Polynomial stability implies explicit forcing conditions for well-posedness.

Resolvant bounds translate into loss of derivatives on forcing functions.

Applicable to models like heat-wave interactions and thermoelastic systems.

Abstract

The study of resonances (and well-posedness) for complex systems under time-periodic loading is of broad interest in application. The work of Galdi et al.~(2014) connects asymptotic stability of solutions to an unforced Cauchy problem to solvability of the time-periodic forced problem. Uniform stability of the solution semigroup gives periodic well-posedness for all forces in the natural mild forcing class, whereas strong stability yields only existence of a dense set of forcings for which resonance can be excluded. We address an intermediate regime for polynomial (also: rational or semiuniform) stability. Working with a Fourier decomposition in Hilbert space, we demonstrate that polynomial stability of the semigroup yields an explicit characterization of the dense forcing set on which periodic well-posedness holds.
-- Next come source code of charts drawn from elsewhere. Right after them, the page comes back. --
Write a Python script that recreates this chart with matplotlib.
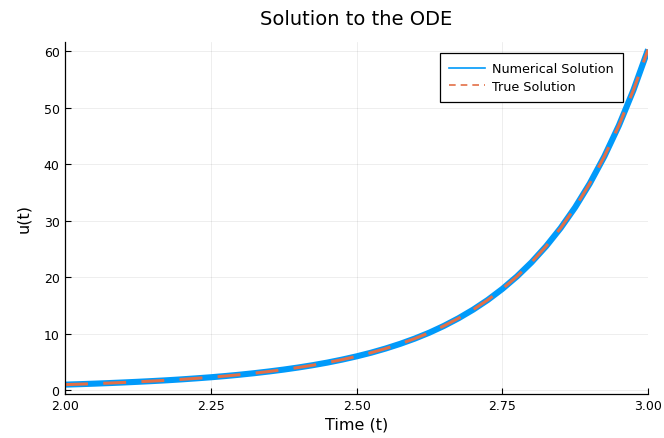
import matplotlib
matplotlib.use("Agg")
import matplotlib.pyplot as plt
from matplotlib.lines import Line2D

# time grid and solution values
t = [2.000, 2.025, 2.050, 2.075, 2.100, 2.125, 2.150, 2.175, 2.200, 2.225,
     2.250, 2.275, 2.300, 2.325, 2.350, 2.375, 2.400, 2.425, 2.450, 2.475,
     2.500, 2.525, 2.550, 2.575, 2.600, 2.625, 2.650, 2.675, 2.700, 2.725,
     2.750, 2.775, 2.800, 2.825, 2.850, 2.875, 2.900, 2.925, 2.950, 2.975,
     3.000]
u_num = [1.00, 1.08, 1.17, 1.27, 1.38, 1.50, 1.63, 1.77, 1.93, 2.11,
         2.30, 2.52, 2.76, 3.03, 3.33, 3.66, 4.03, 4.44, 4.90, 5.42,
         6.00, 6.65, 7.39, 8.22, 9.15, 10.20, 11.40, 12.75, 14.27, 15.98,
         17.93, 20.13, 22.63, 25.47, 28.70, 32.38, 36.58, 41.38, 46.86, 53.13,
         60.30]
u_true = [1.00, 1.08, 1.17, 1.27, 1.38, 1.50, 1.63, 1.77, 1.93, 2.11,
          2.30, 2.52, 2.76, 3.03, 3.33, 3.66, 4.03, 4.44, 4.90, 5.42,
          6.00, 6.65, 7.39, 8.22, 9.15, 10.20, 11.40, 12.75, 14.27, 15.98,
          17.93, 20.13, 22.63, 25.47, 28.70, 32.38, 36.58, 41.38, 46.86, 53.13,
          60.30]

xticks = [2.00, 2.25, 2.50, 2.75, 3.00]
yticks = [0, 10, 20, 30, 40, 50, 60]

blue = "#009AFA"
orange = "#E36F47"

fig = plt.figure(figsize=(6.64, 4.39), dpi=100)
ax = fig.add_axes([0.098, 0.101, 0.878, 0.802])

ax.plot(t, u_num, color=blue, lw=4.4, solid_capstyle="butt")
ax.plot(t, u_true, color=orange, lw=2.2, dashes=(7.5, 5), dash_capstyle="butt")

ax.set_xlim(2.0, 3.0)
ax.set_ylim(-0.6, 61.7)
ax.set_xticks(xticks)
ax.set_xticklabels(["%.2f" % v for v in xticks])
ax.set_yticks(yticks)
ax.grid(True, color="black", alpha=0.08, lw=0.6)
ax.set_axisbelow(True)
for s in ["top", "right"]:
    ax.spines[s].set_visible(False)
for s in ["left", "bottom"]:
    ax.spines[s].set_linewidth(0.9)
ax.tick_params(direction="in", length=4, width=0.8, labelsize=9, pad=4)

ax.set_title("Solution to the ODE", fontsize=14, pad=13)
ax.set_xlabel("Time (t)", fontsize=11.5, labelpad=3)
ax.set_ylabel("u(t)", fontsize=11.5, labelpad=9)

handles = [Line2D([0], [0], color=blue, lw=1.2),
           Line2D([0], [0], color=orange, lw=1.2, dashes=(4, 3))]
leg = ax.legend(handles, ["Numerical Solution", "True Solution"],
                loc="upper right", bbox_to_anchor=(0.968, 0.985),
                fontsize=9.2, fancybox=False, framealpha=1,
                edgecolor="black", handlelength=2.8, borderpad=0.7,
                labelspacing=0.35, handletextpad=0.6)
leg.get_frame().set_linewidth(0.9)

fig.savefig("out.png", dpi=100)
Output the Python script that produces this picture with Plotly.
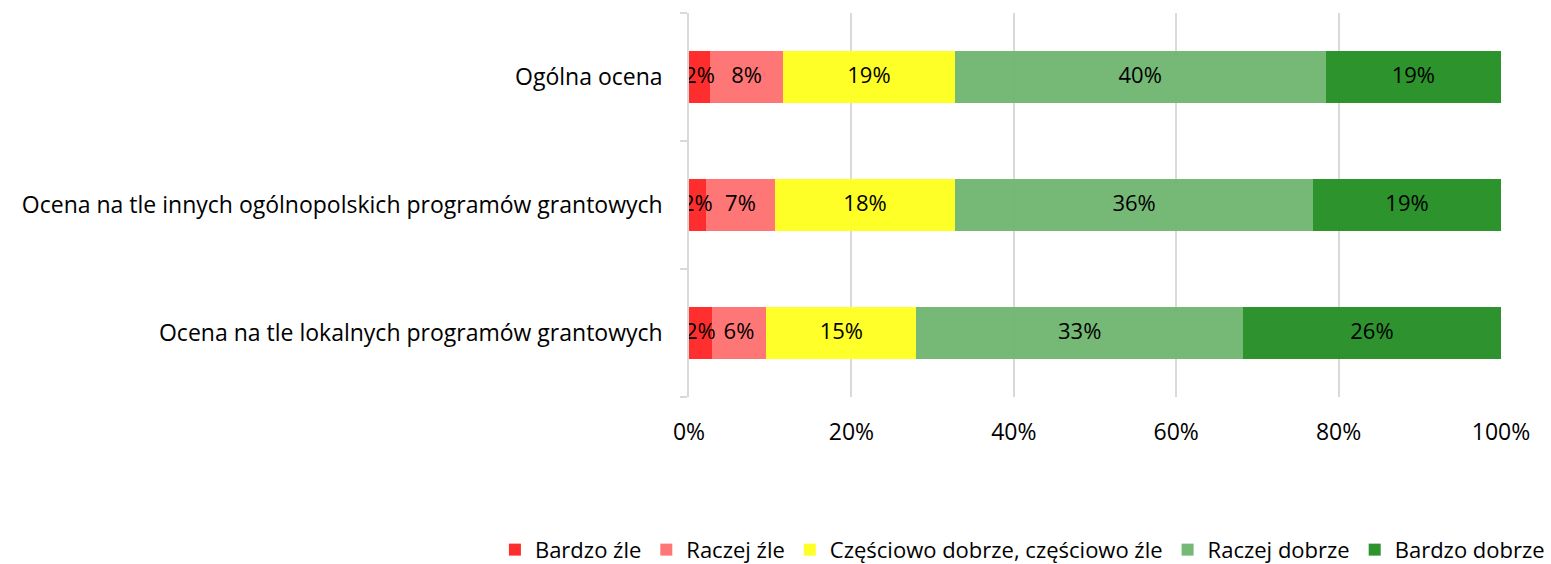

More precisely, resolvent bounds translate directly into certain losses of time derivatives on the forcing required to ensure well-posedness. Our result is motivated by partially dissipative models -- including the famous heat-wave interaction problem idealizing fluid-structure interactions, as well as some thermoelastic, viscoelastic, and weakly damped hyperbolic systems -- for which polynomial decay is the natural regime.